In other words, CC provides assurance that the process of specification, implementation and evaluation of a computer security product has been conducted in a rigorous, standard and repeatable manner that is commensurate with the target environment for use.


There is still work to be done within the intelligent building market and as lighting is a key component for most buildings, the industry has a key role to play if it can sort out how to capitalise on the fact lights are everywhere.

There are several areas which need the lighting industry to take a leadership role such as:

• Creating the DALI equivalent of a new Ethernet-based lighting control protocol that can be adopted freely by the lighting community.

• Security of smart lighting systems and training a new wave of installers and integrators that is familiar with low voltage Ethernet-based lighting solutions.

• Training and disseminating best practice for human centric lighting designs.

• Further R&D of low voltage lighting systems to take advantage of renewable DC energy sources such as Solar PV, Wind and Hydroelectric.

• Focus on world-leading intelligent building and converge data IT services.


Centralised LED driver solutions will gain further acceptance on prestige installations creating the beginning of Power over Ethernet based products.

With projects like the Edge in Holland, the Dubai opera house and the ceiling of light at the Victoria Gate shopping centre in Leeds, the role of low voltage lighting has become a solution of choice for many architects and designers. PoE based solutions have been slowed down due to cost and the last of an international high-power standard but solutions are on the horizon.

Increased M&A activity will be seen throughout all areas of lighting.

There has been key M&A activity across the supply chain during 2016 and this will continue to accelerate over the next few years due to Asian brands wanting to gain further access to Western markets as well as restructuring changes in China.

The reality of the IoT wireless hype will begin to be recognised as installations are deployed with integrators preferring copper wire solutions supported by RF where necessary.

I’ve had conversations with installers that have had issues with wireless technologies such as security and door entry systems and the lack of discussion with lighting may be down to few RF deployments in the field or those systems that have been installed are small systems of ~ 100 lights or so.

• ‘Lighting as a service’ will start to accelerate offsetting drastic reductions in Average Selling Prices of LED fixtures.

Services based around Li-FI and indoor location systems will start to be adopted across many sectors. 2016 is where initial quality VLC based indoor lighting systems began to be deployed, with Target announcing 100 store roll out in the US as well as retailers in the middle east and the Paris Metro system suggesting it will consider deploying a VLC based product throughout the network. When I first highlighted VLC and Lifi in mondo*arc six years ago, I envisioned it being more widespread by now but the main barriers are still access to low cost VLC LED drivers with open source control protocols. 2017 will be the year that VLC will see large scale deployment as LED driver manufacturers launch VLC systems based around open protocols.

LED flicker will become closely monitored in systems due to further health concerns.

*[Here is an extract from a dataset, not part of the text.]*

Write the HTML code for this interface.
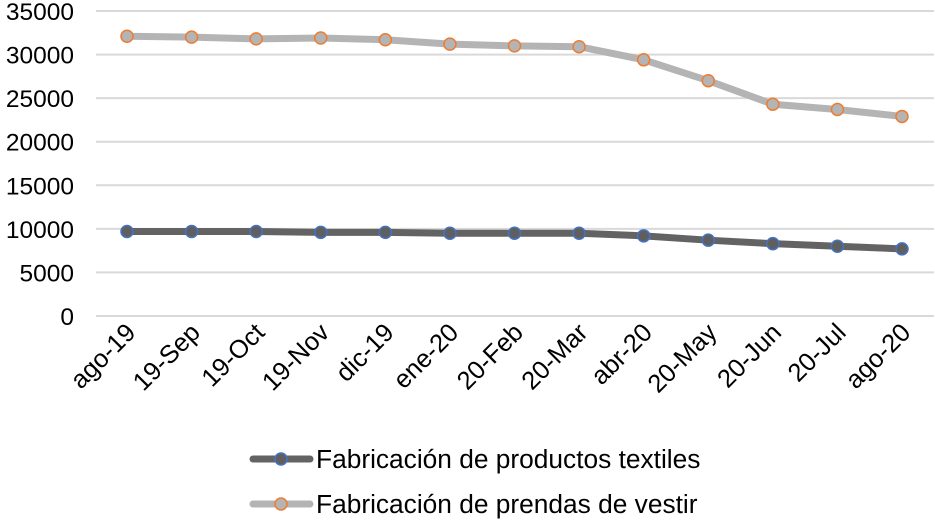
<!DOCTYPE html>
<html><head><meta charset="utf-8"><style>
body{margin:0;background:#fff;}
svg{display:block;font-family:"Liberation Sans",Arial,sans-serif;}
</style></head><body>
<svg id="chart" width="935" height="521" viewBox="0 0 935 521">
<g id="grid"></g>
<g id="yticks"></g>
<g id="xticks"></g>
<g id="series"></g>
<g>
 <g>
  <line x1="253" y1="459" x2="310" y2="459" stroke="#636363" stroke-width="7" stroke-linecap="round"/>
  <circle cx="281" cy="459" r="6" fill="#5f5f5f" stroke="#4472c4" stroke-width="1.5"/>
  <text x="316" y="468" font-size="26.3" fill="#000">Fabricación de productos textiles</text>
 </g>
 <g>
  <line x1="253" y1="504" x2="310" y2="504" stroke="#b4b4b4" stroke-width="7" stroke-linecap="round"/>
  <circle cx="281" cy="504" r="6" fill="#b4b4b4" stroke="#ed7d31" stroke-width="1.5"/>
  <text x="316" y="513" font-size="26.3" fill="#000">Fabricación de prendas de vestir</text>
 </g>
</g>
</svg>
<script>
const categories=["ago-19","19-Sep","19-Oct","19-Nov","dic-19","ene-20","20-Feb","20-Mar","abr-20","20-May","20-Jun","20-Jul","ago-20"];
const textiles=[9700,9700,9700,9600,9600,9500,9500,9500,9200,8700,8300,8000,7700];
const prendas=[32100,32000,31800,31900,31700,31200,31000,30900,29400,27000,24300,23700,22900];
const yTicks=[0,5000,10000,15000,20000,25000,30000,35000];
const NS="http://www.w3.org/2000/svg";
const y=v=>316-v*(305/35000);
const x=i=>127+i*(775/12);
function mk(t,a,p){const e=document.createElementNS(NS,t);for(const k in a)e.setAttribute(k,a[k]);p.appendChild(e);return e;}
const grid=document.getElementById('grid'),yt=document.getElementById('yticks'),xt=document.getElementById('xticks'),ser=document.getElementById('series');
yTicks.forEach(v=>{
 const l=mk('line',{x1:96,x2:934,y1:y(v),y2:y(v),stroke:'#d9d9d9','stroke-width':2},grid);
 
 
 const t=mk('text',{x:74,y:y(v)+9,'text-anchor':'end','font-size':24.5,fill:'#000'},yt);
 t.textContent=v;
 
 
});
categories.forEach((c,i)=>{
 const t=mk('text',{x:0,y:0,'text-anchor':'end','font-size':25.5,fill:'#000',transform:`translate(${x(i)+10},${334}) rotate(-45)`},xt);
 t.textContent=c;
 
 
});
function drawSeries(vals,color,mfill,mstroke,name){
 const g=mk('g',{},ser);
 
 
 const p=mk('polyline',{points:vals.map((v,i)=>x(i)+','+y(v)).join(' '),fill:'none',stroke:color,'stroke-width':7,'stroke-linejoin':'round','stroke-linecap':'round'},g);
 
 
 vals.forEach((v,i)=>{
  const c=mk('circle',{cx:x(i),cy:y(v),r:6,fill:mfill,stroke:mstroke,'stroke-width':1.5},g);
  
  
 });
}
drawSeries(prendas,'#b4b4b4','#b4b4b4','#ed7d31','prendas-series');
drawSeries(textiles,'#636363','#5f5f5f','#4472c4','textiles-series');
</script>
</body></html>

The launch of the IEEE flicker guidance helped put flicker on the map, however the majority of manufacturers still utilise lower frequency PWM systems or combinations of Amplitude dimming and then PWM dimming at lower intensities. The debate on how effective such solutions are will stay until ripple current frequencies are high in the 30kHz range and above.

I see 2017 as a similar year to 2016 in respect of incremental improvements in LED technology so my predictions will be similar to last year:

• Low voltage lighting systems will gain acceptance within the lighting design and M+E community. The new 802.3bt PoE standard will be ratified, setting up low voltage PoE cost effective solutions from 2018 onwards. New levels of centralised power density will be achieved due to increased LED driver efficiencies. There may be trials of low voltage lighting DC grid systems which don’t use any AC/DC power conversion and instead use renewable energy and banks of battery systems to power lighting across 24 hours.

• Increased M&A activity and at least one £500m+ European lighting acquisition.

• Security of IoT systems will become increasingly scrutinised and high profile security issues will be highlighted.This will cause the adoption of CC for computer security certification for lighting applications.

• ‘Lighting as a Service’ based around low cost VLC platforms will be adopted across many sectors from retail to healthcare.

• Several well-known brands will disappear from markets as they fail or need to restructure overheads in the new world.

Geoff Archenhold is an active investor in LED driver and fixture manufacturers and a lighting energy consultant. The views expressed in this article are those of the author and do not necessarily represent the views of mondo*arc.